Kelley Earnhardt Miller was born to Dale Earnhardt and his second wife Brenda Lorraine Jackson (née Gee). She has a younger brother, Dale Jr.; an elder half-brother, Kerry, from her father's first marriage; and a younger half-sister, Taylor Earnhardt-Putnam, from her father's third marriage.

Kelley's parents divorced shortly after Dale Jr. was born, and they lived with Brenda until their house was destroyed in a fire when she was eight years old in 1980. As Brenda had no financial support after the fire, she gave up custody of the two children to Earnhardt Sr. prior to his marriage to Teresa Houston. During her childhood, Kelley took care of Dale Jr. while their father and Teresa were busy with the race seasons. Three weeks after 12-year-old Dale Jr. was sent by his father and Teresa to a military school for delinquency, Kelley left high school to join him in 1986.

Kelley attended University of North Carolina Wilmington until transferring to the University of North Carolina at Charlotte to be closer to home.
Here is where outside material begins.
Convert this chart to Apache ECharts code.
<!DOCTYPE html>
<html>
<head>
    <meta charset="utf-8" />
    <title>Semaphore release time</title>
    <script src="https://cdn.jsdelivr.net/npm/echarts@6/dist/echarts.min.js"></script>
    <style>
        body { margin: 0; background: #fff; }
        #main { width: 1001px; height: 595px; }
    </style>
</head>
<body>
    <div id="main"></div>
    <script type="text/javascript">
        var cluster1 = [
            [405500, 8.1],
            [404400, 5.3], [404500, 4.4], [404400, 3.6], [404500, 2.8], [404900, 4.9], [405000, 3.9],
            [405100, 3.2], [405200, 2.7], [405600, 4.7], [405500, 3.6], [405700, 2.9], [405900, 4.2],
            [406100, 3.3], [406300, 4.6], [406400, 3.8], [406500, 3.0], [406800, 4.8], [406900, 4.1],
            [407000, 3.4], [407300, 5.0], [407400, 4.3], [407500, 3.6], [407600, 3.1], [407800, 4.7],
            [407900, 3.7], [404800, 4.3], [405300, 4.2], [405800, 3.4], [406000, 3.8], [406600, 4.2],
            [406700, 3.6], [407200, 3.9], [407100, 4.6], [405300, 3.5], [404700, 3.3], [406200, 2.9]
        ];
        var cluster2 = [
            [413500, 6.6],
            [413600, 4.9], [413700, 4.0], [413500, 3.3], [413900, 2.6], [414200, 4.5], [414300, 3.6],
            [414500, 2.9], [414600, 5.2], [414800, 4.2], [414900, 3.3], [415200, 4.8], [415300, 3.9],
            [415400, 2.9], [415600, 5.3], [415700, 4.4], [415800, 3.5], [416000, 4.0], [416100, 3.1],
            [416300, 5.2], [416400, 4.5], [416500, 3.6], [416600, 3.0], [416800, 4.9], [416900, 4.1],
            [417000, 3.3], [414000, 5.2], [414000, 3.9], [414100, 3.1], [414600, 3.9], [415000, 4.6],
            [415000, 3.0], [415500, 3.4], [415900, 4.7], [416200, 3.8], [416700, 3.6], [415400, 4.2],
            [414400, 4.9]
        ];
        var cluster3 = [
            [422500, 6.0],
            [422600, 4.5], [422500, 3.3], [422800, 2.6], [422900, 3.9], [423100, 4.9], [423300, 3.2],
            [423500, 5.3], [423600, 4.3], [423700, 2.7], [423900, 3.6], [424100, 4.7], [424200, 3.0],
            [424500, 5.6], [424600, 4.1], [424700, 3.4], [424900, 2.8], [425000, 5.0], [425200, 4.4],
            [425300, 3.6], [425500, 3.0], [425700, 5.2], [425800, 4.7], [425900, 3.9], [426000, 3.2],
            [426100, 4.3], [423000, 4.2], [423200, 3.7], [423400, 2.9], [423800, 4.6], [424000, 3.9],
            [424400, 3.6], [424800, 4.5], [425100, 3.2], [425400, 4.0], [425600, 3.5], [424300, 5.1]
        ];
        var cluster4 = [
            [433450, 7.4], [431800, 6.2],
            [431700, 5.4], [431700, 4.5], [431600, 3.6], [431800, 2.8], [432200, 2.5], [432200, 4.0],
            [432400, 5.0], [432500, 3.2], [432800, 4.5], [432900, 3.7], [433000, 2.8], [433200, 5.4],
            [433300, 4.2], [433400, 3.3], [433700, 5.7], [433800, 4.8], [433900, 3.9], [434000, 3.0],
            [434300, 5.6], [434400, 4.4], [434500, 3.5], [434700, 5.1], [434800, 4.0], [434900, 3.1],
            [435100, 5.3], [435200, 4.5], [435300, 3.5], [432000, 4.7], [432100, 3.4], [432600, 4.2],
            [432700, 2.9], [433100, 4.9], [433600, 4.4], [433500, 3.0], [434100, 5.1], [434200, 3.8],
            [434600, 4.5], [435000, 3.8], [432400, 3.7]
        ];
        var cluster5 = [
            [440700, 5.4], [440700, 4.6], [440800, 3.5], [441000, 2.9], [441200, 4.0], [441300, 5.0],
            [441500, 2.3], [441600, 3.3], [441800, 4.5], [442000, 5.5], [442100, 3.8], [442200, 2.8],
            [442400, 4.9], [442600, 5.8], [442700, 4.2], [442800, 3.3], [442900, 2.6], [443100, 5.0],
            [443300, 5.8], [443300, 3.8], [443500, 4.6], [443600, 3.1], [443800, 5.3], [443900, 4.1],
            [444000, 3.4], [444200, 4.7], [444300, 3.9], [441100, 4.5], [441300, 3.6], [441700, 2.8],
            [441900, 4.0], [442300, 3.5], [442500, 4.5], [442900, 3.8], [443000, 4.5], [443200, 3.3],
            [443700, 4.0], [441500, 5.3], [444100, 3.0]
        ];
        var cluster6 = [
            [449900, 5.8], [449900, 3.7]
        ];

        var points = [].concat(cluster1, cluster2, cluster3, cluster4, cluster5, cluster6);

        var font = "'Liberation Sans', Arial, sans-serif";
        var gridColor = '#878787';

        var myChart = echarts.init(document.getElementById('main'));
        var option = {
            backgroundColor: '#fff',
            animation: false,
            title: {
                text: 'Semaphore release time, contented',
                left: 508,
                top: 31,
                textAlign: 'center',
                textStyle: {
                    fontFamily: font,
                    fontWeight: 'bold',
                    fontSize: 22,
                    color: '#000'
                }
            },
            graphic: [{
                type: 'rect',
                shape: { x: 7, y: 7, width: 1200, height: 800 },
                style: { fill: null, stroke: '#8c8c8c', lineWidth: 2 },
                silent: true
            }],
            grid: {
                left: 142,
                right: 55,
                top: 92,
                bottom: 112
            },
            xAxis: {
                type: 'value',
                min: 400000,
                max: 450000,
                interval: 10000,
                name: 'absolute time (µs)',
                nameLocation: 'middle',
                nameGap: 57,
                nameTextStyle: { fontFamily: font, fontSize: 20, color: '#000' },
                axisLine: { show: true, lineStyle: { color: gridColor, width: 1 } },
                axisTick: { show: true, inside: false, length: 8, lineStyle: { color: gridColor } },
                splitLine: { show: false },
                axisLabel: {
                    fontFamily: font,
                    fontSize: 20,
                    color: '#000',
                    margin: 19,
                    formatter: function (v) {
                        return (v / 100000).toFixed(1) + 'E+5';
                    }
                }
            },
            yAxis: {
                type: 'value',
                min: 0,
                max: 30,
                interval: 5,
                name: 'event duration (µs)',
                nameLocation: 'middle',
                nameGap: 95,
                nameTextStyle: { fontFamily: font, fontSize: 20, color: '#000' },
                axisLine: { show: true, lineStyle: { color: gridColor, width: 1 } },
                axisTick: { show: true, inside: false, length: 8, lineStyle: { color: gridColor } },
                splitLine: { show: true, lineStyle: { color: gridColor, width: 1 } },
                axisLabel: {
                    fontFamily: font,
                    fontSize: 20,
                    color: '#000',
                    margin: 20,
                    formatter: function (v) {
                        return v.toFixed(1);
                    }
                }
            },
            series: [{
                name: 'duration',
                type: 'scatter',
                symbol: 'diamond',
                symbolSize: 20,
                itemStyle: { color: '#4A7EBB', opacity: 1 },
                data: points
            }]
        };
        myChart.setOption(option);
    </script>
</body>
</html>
As soon as Dale Jr. started earning money in his racing career, Kelley offered to handle his finances.

She married Raymond Walter Holm Jr. on June 29, 2001, in Mecklenburg County, North Carolina. They were divorced by 2004 in Iredell County, North Carolina.

She was formerly married to Jimmy Elledge, by whom she has two daughters. After divorcing Elledge, she married former NASCAR driver L. W. Miller III on January 22, 2011. The couple has one child.
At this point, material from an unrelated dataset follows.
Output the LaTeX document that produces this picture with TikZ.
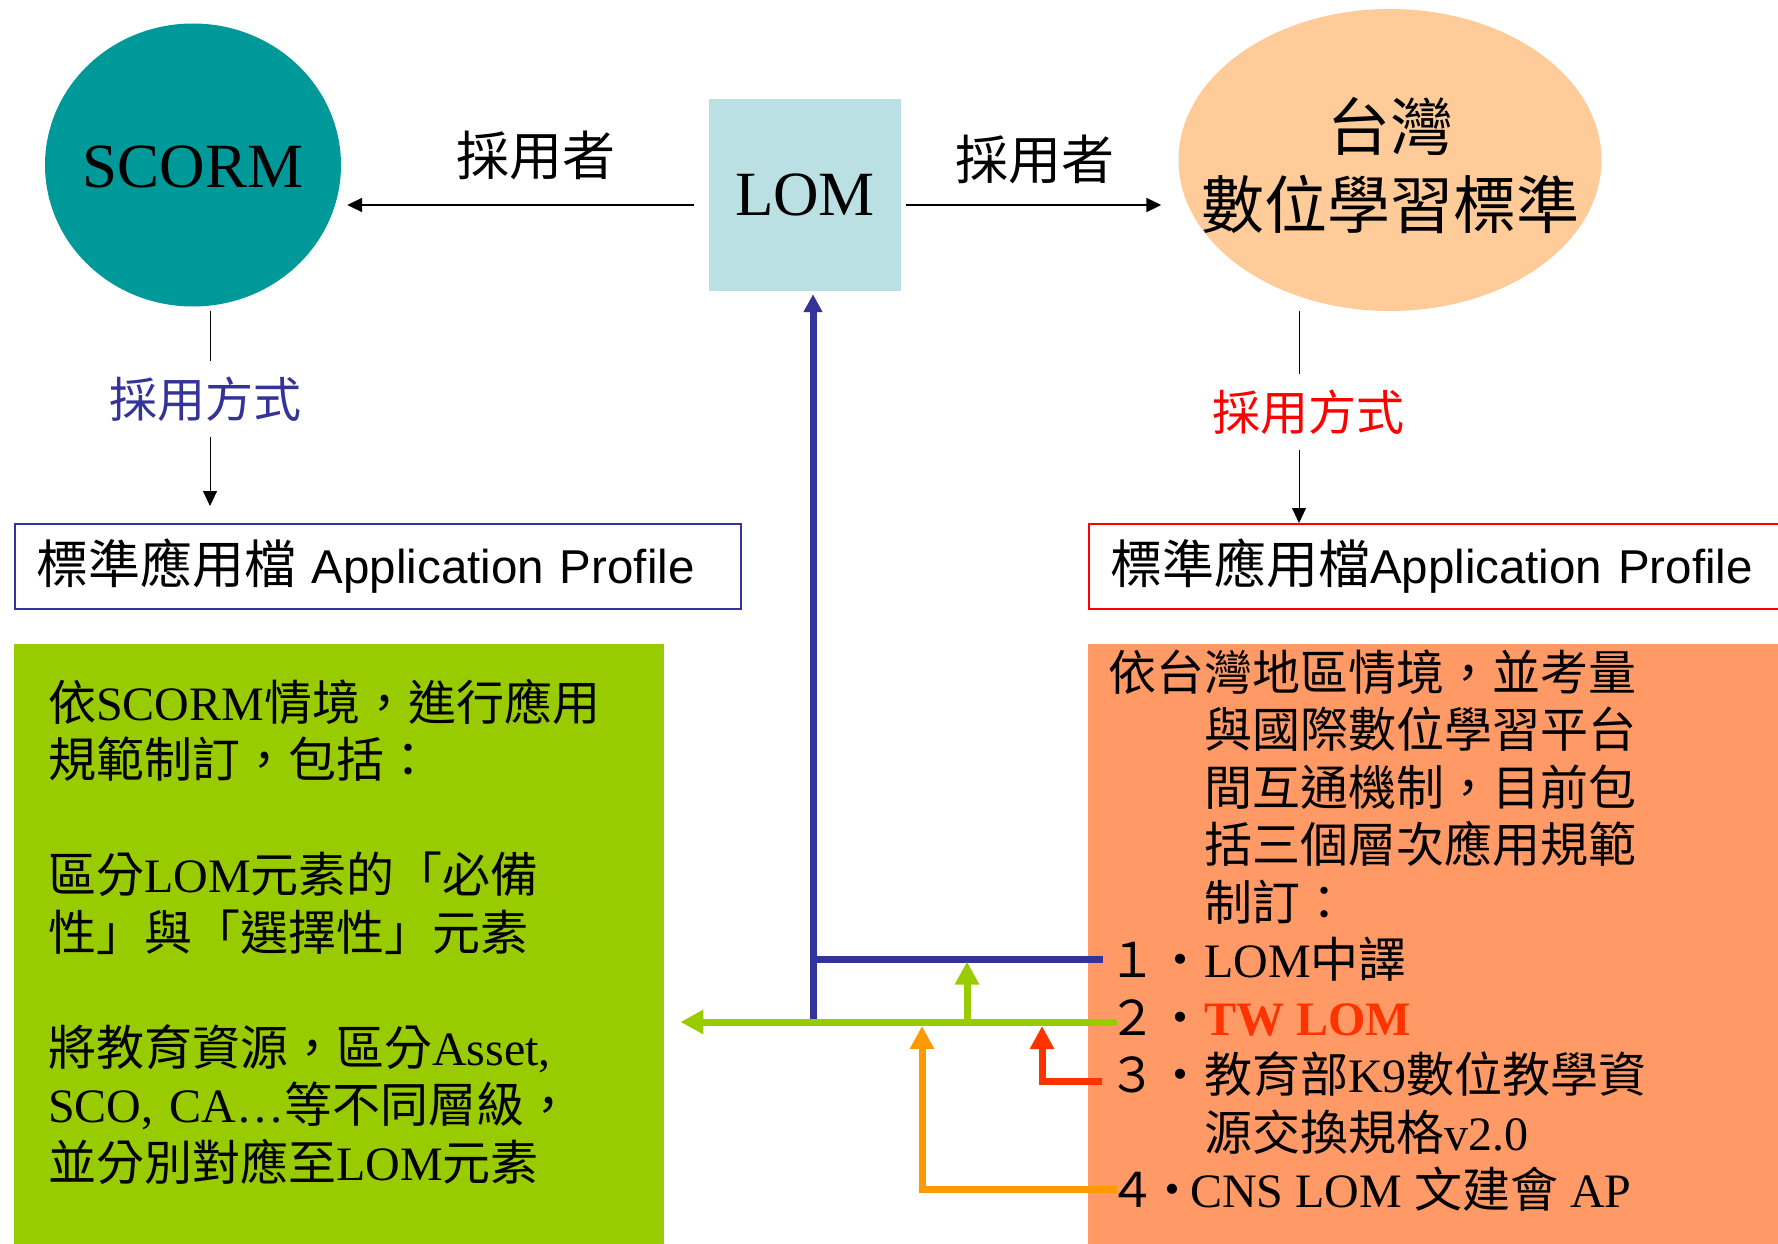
\documentclass[tikz,border=0pt]{standalone}
\usepackage{fontspec}
\setmainfont{Liberation Serif}
\newfontfamily\zhfont{Noto Sans CJK TC}
\newfontfamily\arialfont{Liberation Sans}
\newcommand{\zh}[1]{{\zhfont #1}}
\usepackage{tikz}
\usetikzlibrary{positioning, arrows.meta, shapes.geometric}
\definecolor{scormteal}{HTML}{009999}
\definecolor{lomcyan}{HTML}{BBE0E3}
\definecolor{twpeach}{HTML}{FFCC99}
\definecolor{navyline}{HTML}{333399}
\definecolor{limegreen}{HTML}{99CC00}
\definecolor{salmonbox}{HTML}{FF9966}
\definecolor{amberline}{HTML}{FF9900}
\definecolor{vermilion}{HTML}{FF3300}
\definecolor{purered}{HTML}{FF0000}
\tikzset{
  stdellipse/.style={
    ellipse, draw=none, inner sep=0pt
  },
  stdtitle/.style={align=center, inner sep=0pt},
  adoptarrow/.style={-{Triangle[length=15pt, width=14pt]}, line width=2pt, draw=black},
  modeline/.style={line width=1pt, draw=black},
  modearrow/.style={-{Triangle[length=15pt, width=14pt]}, line width=1pt, draw=black},
  apbox/.style={
    draw, line width=2pt, minimum height=85pt, inner xsep=21pt, inner ysep=0pt,
    text width=684pt, align=left, anchor=north west,
    font=\fontsize{47.5}{56}\selectfont
  },
  bodytext/.style={font=\fontsize{48}{57.5}\selectfont, inner sep=0pt, anchor=base west},
  itemtext/.style={bodytext, text height=42pt, text depth=6pt},
  wire/.style={line width=7pt},
  wirearrow/.style={wire, -{Triangle[length=23pt, width=23pt]}}
}

\begin{document}
\begin{tikzpicture}[x=1pt, y=-1pt]
  \useasboundingbox (0,0) rectangle (1778,1244);

  % standards and the LOM core
  \node[stdellipse, fill=scormteal, minimum width=296pt, minimum height=283pt] (scorm) at (193,165) {};
  \node[stdtitle, font=\fontsize{63}{70}\selectfont] (scormTitle) at ([yshift=-2pt]scorm.center) {SCORM};
  \node[fill=lomcyan, minimum size=192pt, inner sep=0pt,
        font=\fontsize{63}{70}\selectfont] (lom) at (805,195) {LOM};
  \node[stdellipse, fill=twpeach, minimum width=423pt, minimum height=302pt] (tw) at (1390,160) {};
  \node[stdtitle, font=\fontsize{63}{78}\selectfont] (twTitle) at ([yshift=-6pt]tw.center)
    {\zh{台灣}\\\zh{數位學習標準}};

  \node[font=\fontsize{53}{60}\selectfont] (adoptL) at (536,155) {\zh{採用者}};
  \node[font=\fontsize{53}{60}\selectfont] (adoptR) at (1035,159) {\zh{採用者}};

  \draw[adoptarrow, shorten <=15pt, shorten >=6pt] ([yshift=-10pt]lom.west) -- ([yshift=-10pt]lom.west -| scorm.east);
  \draw[adoptarrow, shorten <=5pt, shorten >=17pt] ([yshift=-10pt]lom.east) -- ([yshift=-10pt]lom.east -| tw.west);

  % application profiles
  \node[font=\fontsize{48}{56}\selectfont, text=navyline, inner sep=15pt] (modeL) at (205,399) {\zh{採用方式}};
  \node[font=\fontsize{48}{56}\selectfont, text=purered, inner sep=15pt] (modeR) at (1308,412) {\zh{採用方式}};

  \node[apbox, draw=navyline] (apL) at (14,523)
    {{\fontsize{52}{60}\selectfont\zh{標準應用檔}} {\arialfont Application Profile}};
  \node[apbox, draw=purered] (apR) at (1088,523)
    {{\fontsize{52}{60}\selectfont\zh{標準應用檔}}{\arialfont Application Profile}};

  \coordinate (lx) at (210,0);
  \coordinate (rx) at (1299,0);
  \draw[modeline, shorten <=4pt] (scorm.south -| lx) -- (modeL.north -| lx);
  \draw[modearrow, shorten >=17pt] (modeL.south -| lx) -- (apL.north -| lx);
  \draw[modeline] (tw.south -| rx) -- (modeR.north -| rx);
  \draw[modearrow] (modeR.south -| rx) -- (apR.north -| rx);

  % detail boxes
  \node[fill=limegreen, minimum width=650pt, minimum height=620pt, inner sep=0pt,
        anchor=north west] (spec) at (14,644) {};
  \node[fill=salmonbox, minimum width=700pt, minimum height=620pt, inner sep=0pt,
        anchor=north west] (twspec) at (1088,644) {};

  \node[bodytext, text width=600pt, align=left] (specText) at (48,720)
    {\zh{依}SCORM\zh{情境，進行應用}\\
     \zh{規範制訂，包括：}\\[57.5pt]
     \zh{區分}LOM\zh{元素的「必備}\\
     \zh{性」與「選擇性」元素}\\[57.5pt]
     \zh{將教育資源，區分}Asset,\\
     SCO, CA…\zh{等不同層級，}\\
     \zh{並分別對應至}LOM\zh{元素}};

  \node[bodytext, text width=660pt, align=left] (twIntro) at (1108,690)
    {\zh{依台灣地區情境，並考量}\\
     \hspace*{2em}\zh{與國際數位學習平台}\\
     \hspace*{2em}\zh{間互通機制，目前包}\\
     \hspace*{2em}\zh{括三個層次應用規範}\\
     \hspace*{2em}\zh{制訂：}};

  \node[itemtext] (item1) at (1108,977.5) {\zh{１・}LOM\zh{中譯}};
  \node[itemtext] (item2) at (1108,1035) {\zh{２・}{\bfseries\color{vermilion}TW LOM}};
  \node[itemtext] (item3) at (1108,1092.5) {\zh{３・教育部}K9\zh{數位教學資}};
  \node[itemtext] (item3b) at (1204,1150) {\zh{源交換規格}v2.0};
  \node[itemtext] (item4) at (1108,1207.5) {\zh{４}\kern-8pt\zh{・}\kern-6pt CNS LOM \zh{文建會} AP};

  % level connectors
  \coordinate (jBlue) at (813,1022);
  \coordinate (jUp) at (967,1022);
  \coordinate (jRed) at (1042,1026);
  \coordinate (jAmber) at (922,1026);

  \draw[wire, draw=navyline, -{Triangle[length=18pt, width=18pt]}, shorten >=3pt] (jBlue) -- (jBlue |- lom.south);
  \draw[wire, draw=navyline, shorten <=5pt] (item1.west) -- (item1.west -| jBlue);
  \draw[wirearrow, draw=vermilion, shorten <=6pt] ([yshift=-7pt]item3.west) -| (jRed);
  \draw[wirearrow, draw=amberline, shorten <=-9pt] (item4.west) -| (jAmber);
  \draw[wirearrow, draw=limegreen, shorten <=-9pt, shorten >=16pt] ([yshift=-5pt]item2.west) -- ([yshift=-5pt]item2.west -| spec.east);
  \draw[wirearrow, draw=limegreen, shorten >=2pt] (jUp) -- (jUp |- item1.west);
\end{tikzpicture}
\end{document}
Kelley's daughter Karsyn Elledge participates in midget car racing. She scored her first win at Millbridge Speedway on April 19, 2018. Karsyn made her first Chili Bowl start in January 2019.

On April 22, 2019, Brenda Jackson, Earnhardt's biological mother, died at the age of 65 after suffering from cancer for years. She had served as an accounting specialist for JR Motorsports since 2004.